# INFORMATION SHOWN
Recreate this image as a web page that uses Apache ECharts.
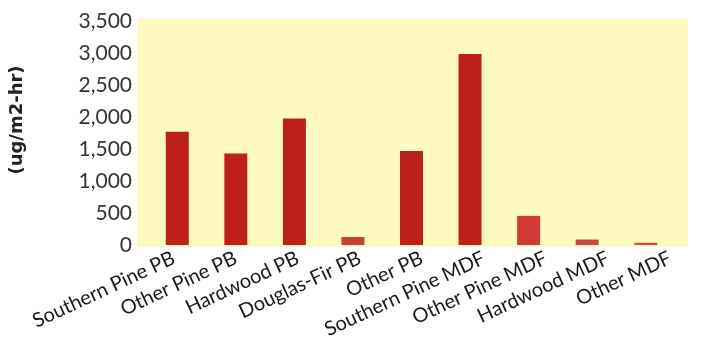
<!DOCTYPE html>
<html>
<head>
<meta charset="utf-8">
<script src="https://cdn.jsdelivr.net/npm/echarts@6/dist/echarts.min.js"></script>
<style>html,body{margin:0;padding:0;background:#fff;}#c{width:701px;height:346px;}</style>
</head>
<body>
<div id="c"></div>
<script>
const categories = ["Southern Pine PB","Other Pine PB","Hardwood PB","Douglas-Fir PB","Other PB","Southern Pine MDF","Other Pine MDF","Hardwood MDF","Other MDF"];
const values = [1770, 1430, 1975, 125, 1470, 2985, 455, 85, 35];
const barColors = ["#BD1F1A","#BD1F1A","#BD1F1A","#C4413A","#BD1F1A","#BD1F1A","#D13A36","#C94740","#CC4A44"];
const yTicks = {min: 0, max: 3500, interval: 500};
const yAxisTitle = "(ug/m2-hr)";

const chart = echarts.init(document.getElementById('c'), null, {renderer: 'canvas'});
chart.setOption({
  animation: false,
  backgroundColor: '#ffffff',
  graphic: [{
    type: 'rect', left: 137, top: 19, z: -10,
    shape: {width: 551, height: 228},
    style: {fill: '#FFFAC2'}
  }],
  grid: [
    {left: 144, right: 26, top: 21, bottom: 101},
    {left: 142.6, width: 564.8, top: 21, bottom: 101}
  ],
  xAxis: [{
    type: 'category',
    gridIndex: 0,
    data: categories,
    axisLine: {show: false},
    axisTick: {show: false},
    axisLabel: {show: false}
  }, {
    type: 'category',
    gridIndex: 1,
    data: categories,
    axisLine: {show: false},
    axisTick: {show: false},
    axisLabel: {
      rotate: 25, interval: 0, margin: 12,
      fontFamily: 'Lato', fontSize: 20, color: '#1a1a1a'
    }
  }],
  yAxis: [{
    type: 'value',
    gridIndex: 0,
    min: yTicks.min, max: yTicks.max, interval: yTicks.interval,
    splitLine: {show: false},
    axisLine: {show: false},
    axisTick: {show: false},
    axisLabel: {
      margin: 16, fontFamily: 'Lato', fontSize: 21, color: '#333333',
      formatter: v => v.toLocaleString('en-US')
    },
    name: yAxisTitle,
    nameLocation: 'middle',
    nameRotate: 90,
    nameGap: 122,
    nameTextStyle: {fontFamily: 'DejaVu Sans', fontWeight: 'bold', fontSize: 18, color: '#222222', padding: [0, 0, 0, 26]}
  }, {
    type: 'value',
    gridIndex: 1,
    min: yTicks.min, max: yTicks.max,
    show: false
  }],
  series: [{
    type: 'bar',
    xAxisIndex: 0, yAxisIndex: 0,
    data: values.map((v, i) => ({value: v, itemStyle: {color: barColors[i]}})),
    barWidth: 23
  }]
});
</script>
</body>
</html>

# GIVEN TASK
Copy out each line exactly, without the pictures.

# OUTPUT
Recreate this image as a web page that uses Apache ECharts.
<!DOCTYPE html>
<html>
<head>
<meta charset="utf-8">
<script src="https://cdn.jsdelivr.net/npm/echarts@6/dist/echarts.min.js"></script>
<style>html,body{margin:0;padding:0;background:#fff;}#c{width:701px;height:346px;}</style>
</head>
<body>
<div id="c"></div>
<script>
const categories = ["Southern Pine PB","Other Pine PB","Hardwood PB","Douglas-Fir PB","Other PB","Southern Pine MDF","Other Pine MDF","Hardwood MDF","Other MDF"];
const values = [1770, 1430, 1975, 125, 1470, 2985, 455, 85, 35];
const barColors = ["#BD1F1A","#BD1F1A","#BD1F1A","#C4413A","#BD1F1A","#BD1F1A","#D13A36","#C94740","#CC4A44"];
const yTicks = {min: 0, max: 3500, interval: 500};
const yAxisTitle = "(ug/m2-hr)";

const chart = echarts.init(document.getElementById('c'), null, {renderer: 'canvas'});
chart.setOption({
  animation: false,
  backgroundColor: '#ffffff',
  graphic: [{
    type: 'rect', left: 137, top: 19, z: -10,
    shape: {width: 551, height: 228},
    style: {fill: '#FFFAC2'}
  }],
  grid: [
    {left: 144, right: 26, top: 21, bottom: 101},
    {left: 142.6, width: 564.8, top: 21, bottom: 101}
  ],
  xAxis: [{
    type: 'category',
    gridIndex: 0,
    data: categories,
    axisLine: {show: false},
    axisTick: {show: false},
    axisLabel: {show: false}
  }, {
    type: 'category',
    gridIndex: 1,
    data: categories,
    axisLine: {show: false},
    axisTick: {show: false},
    axisLabel: {
      rotate: 25, interval: 0, margin: 12,
      fontFamily: 'Lato', fontSize: 20, color: '#1a1a1a'
    }
  }],
  yAxis: [{
    type: 'value',
    gridIndex: 0,
    min: yTicks.min, max: yTicks.max, interval: yTicks.interval,
    splitLine: {show: false},
    axisLine: {show: false},
    axisTick: {show: false},
    axisLabel: {
      margin: 16, fontFamily: 'Lato', fontSize: 21, color: '#333333',
      formatter: v => v.toLocaleString('en-US')
    },
    name: yAxisTitle,
    nameLocation: 'middle',
    nameRotate: 90,
    nameGap: 122,
    nameTextStyle: {fontFamily: 'DejaVu Sans', fontWeight: 'bold', fontSize: 18, color: '#222222', padding: [0, 0, 0, 26]}
  }, {
    type: 'value',
    gridIndex: 1,
    min: yTicks.min, max: yTicks.max,
    show: false
  }],
  series: [{
    type: 'bar',
    xAxisIndex: 0, yAxisIndex: 0,
    data: values.map((v, i) => ({value: v, itemStyle: {color: barColors[i]}})),
    barWidth: 23
  }]
});
</script>
</body>
</html>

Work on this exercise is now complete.